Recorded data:
_ _ _ _ _ _ _
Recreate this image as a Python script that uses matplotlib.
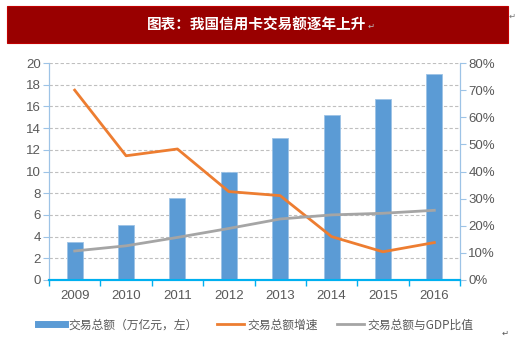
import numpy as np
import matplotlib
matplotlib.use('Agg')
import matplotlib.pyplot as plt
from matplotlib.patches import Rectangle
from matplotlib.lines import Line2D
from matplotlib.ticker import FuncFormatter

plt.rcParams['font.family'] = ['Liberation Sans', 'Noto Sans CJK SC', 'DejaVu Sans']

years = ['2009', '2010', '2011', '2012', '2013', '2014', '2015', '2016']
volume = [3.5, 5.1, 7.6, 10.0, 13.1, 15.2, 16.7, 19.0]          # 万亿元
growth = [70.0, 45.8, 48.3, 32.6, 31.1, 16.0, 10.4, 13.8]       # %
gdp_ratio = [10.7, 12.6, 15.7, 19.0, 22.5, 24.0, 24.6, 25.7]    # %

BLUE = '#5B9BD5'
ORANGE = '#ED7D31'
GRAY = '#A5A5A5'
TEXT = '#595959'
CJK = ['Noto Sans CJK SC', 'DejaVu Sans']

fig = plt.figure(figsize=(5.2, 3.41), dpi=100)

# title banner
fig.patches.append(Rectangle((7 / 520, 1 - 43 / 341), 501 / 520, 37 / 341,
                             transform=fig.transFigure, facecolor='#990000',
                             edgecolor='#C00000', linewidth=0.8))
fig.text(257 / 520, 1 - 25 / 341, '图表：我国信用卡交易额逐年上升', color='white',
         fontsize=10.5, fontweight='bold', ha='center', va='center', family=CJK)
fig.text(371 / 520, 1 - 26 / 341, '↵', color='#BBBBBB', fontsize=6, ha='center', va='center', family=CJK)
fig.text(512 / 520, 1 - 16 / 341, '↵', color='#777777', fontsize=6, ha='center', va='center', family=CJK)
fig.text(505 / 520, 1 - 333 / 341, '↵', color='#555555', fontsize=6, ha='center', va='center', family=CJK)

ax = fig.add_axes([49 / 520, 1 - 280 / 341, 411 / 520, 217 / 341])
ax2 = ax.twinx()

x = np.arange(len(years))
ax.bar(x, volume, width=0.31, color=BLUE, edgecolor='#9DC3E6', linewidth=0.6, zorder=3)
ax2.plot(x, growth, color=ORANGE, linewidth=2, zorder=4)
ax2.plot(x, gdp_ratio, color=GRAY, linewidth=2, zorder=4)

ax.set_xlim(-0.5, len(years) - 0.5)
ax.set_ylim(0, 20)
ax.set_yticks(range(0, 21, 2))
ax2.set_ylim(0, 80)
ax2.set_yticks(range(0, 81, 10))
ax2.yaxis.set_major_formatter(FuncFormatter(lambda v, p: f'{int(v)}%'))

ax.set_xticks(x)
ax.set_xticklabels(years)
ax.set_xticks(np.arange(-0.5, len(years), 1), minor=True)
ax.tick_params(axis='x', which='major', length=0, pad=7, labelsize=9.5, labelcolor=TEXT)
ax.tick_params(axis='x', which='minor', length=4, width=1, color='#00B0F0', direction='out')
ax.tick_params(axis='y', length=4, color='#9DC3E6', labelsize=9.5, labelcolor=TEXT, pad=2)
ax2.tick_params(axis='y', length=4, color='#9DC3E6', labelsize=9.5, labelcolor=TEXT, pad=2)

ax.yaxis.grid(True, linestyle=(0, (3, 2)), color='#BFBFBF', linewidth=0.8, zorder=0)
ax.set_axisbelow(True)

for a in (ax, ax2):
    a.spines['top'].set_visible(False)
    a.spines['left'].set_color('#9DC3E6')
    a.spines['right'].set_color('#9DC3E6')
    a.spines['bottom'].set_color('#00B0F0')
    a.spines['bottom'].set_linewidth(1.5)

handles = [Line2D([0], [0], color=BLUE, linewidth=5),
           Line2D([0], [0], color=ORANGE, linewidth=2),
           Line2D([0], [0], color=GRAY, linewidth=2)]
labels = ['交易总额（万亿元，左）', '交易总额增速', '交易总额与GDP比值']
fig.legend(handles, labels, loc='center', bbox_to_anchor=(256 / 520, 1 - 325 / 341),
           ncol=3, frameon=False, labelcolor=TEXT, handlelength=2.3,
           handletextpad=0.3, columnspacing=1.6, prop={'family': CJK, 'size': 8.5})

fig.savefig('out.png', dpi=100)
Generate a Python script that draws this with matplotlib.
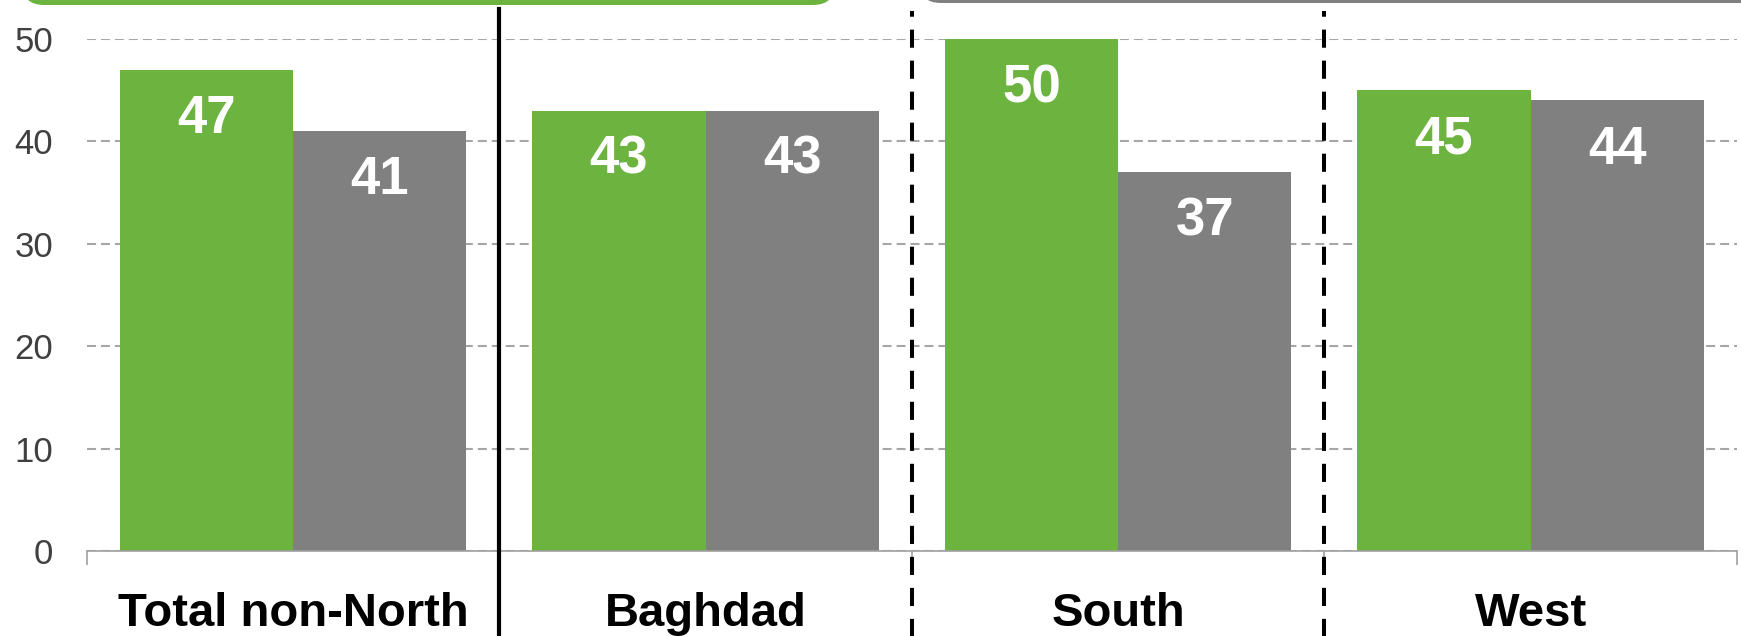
_ _ _ _ _ _ _
-- What is needed --
Quote each line of the listing exactly, but leave the pictures out.

-- Result for this exercise --
Recreate this image as a Python script that uses matplotlib.
import numpy as np
import matplotlib
matplotlib.use('Agg')
import matplotlib.pyplot as plt
from matplotlib.patches import Rectangle
from matplotlib.lines import Line2D
from matplotlib.ticker import FuncFormatter

plt.rcParams['font.family'] = ['Liberation Sans', 'Noto Sans CJK SC', 'DejaVu Sans']

years = ['2009', '2010', '2011', '2012', '2013', '2014', '2015', '2016']
volume = [3.5, 5.1, 7.6, 10.0, 13.1, 15.2, 16.7, 19.0]          # 万亿元
growth = [70.0, 45.8, 48.3, 32.6, 31.1, 16.0, 10.4, 13.8]       # %
gdp_ratio = [10.7, 12.6, 15.7, 19.0, 22.5, 24.0, 24.6, 25.7]    # %

BLUE = '#5B9BD5'
ORANGE = '#ED7D31'
GRAY = '#A5A5A5'
TEXT = '#595959'
CJK = ['Noto Sans CJK SC', 'DejaVu Sans']

fig = plt.figure(figsize=(5.2, 3.41), dpi=100)

# title banner
fig.patches.append(Rectangle((7 / 520, 1 - 43 / 341), 501 / 520, 37 / 341,
                             transform=fig.transFigure, facecolor='#990000',
                             edgecolor='#C00000', linewidth=0.8))
fig.text(257 / 520, 1 - 25 / 341, '图表：我国信用卡交易额逐年上升', color='white',
         fontsize=10.5, fontweight='bold', ha='center', va='center', family=CJK)
fig.text(371 / 520, 1 - 26 / 341, '↵', color='#BBBBBB', fontsize=6, ha='center', va='center', family=CJK)
fig.text(512 / 520, 1 - 16 / 341, '↵', color='#777777', fontsize=6, ha='center', va='center', family=CJK)
fig.text(505 / 520, 1 - 333 / 341, '↵', color='#555555', fontsize=6, ha='center', va='center', family=CJK)

ax = fig.add_axes([49 / 520, 1 - 280 / 341, 411 / 520, 217 / 341])
ax2 = ax.twinx()

x = np.arange(len(years))
ax.bar(x, volume, width=0.31, color=BLUE, edgecolor='#9DC3E6', linewidth=0.6, zorder=3)
ax2.plot(x, growth, color=ORANGE, linewidth=2, zorder=4)
ax2.plot(x, gdp_ratio, color=GRAY, linewidth=2, zorder=4)

ax.set_xlim(-0.5, len(years) - 0.5)
ax.set_ylim(0, 20)
ax.set_yticks(range(0, 21, 2))
ax2.set_ylim(0, 80)
ax2.set_yticks(range(0, 81, 10))
ax2.yaxis.set_major_formatter(FuncFormatter(lambda v, p: f'{int(v)}%'))

ax.set_xticks(x)
ax.set_xticklabels(years)
ax.set_xticks(np.arange(-0.5, len(years), 1), minor=True)
ax.tick_params(axis='x', which='major', length=0, pad=7, labelsize=9.5, labelcolor=TEXT)
ax.tick_params(axis='x', which='minor', length=4, width=1, color='#00B0F0', direction='out')
ax.tick_params(axis='y', length=4, color='#9DC3E6', labelsize=9.5, labelcolor=TEXT, pad=2)
ax2.tick_params(axis='y', length=4, color='#9DC3E6', labelsize=9.5, labelcolor=TEXT, pad=2)

ax.yaxis.grid(True, linestyle=(0, (3, 2)), color='#BFBFBF', linewidth=0.8, zorder=0)
ax.set_axisbelow(True)

for a in (ax, ax2):
    a.spines['top'].set_visible(False)
    a.spines['left'].set_color('#9DC3E6')
    a.spines['right'].set_color('#9DC3E6')
    a.spines['bottom'].set_color('#00B0F0')
    a.spines['bottom'].set_linewidth(1.5)

handles = [Line2D([0], [0], color=BLUE, linewidth=5),
           Line2D([0], [0], color=ORANGE, linewidth=2),
           Line2D([0], [0], color=GRAY, linewidth=2)]
labels = ['交易总额（万亿元，左）', '交易总额增速', '交易总额与GDP比值']
fig.legend(handles, labels, loc='center', bbox_to_anchor=(256 / 520, 1 - 325 / 341),
           ncol=3, frameon=False, labelcolor=TEXT, handlelength=2.3,
           handletextpad=0.3, columnspacing=1.6, prop={'family': CJK, 'size': 8.5})

fig.savefig('out.png', dpi=100)
Generate a Python script that draws this with matplotlib.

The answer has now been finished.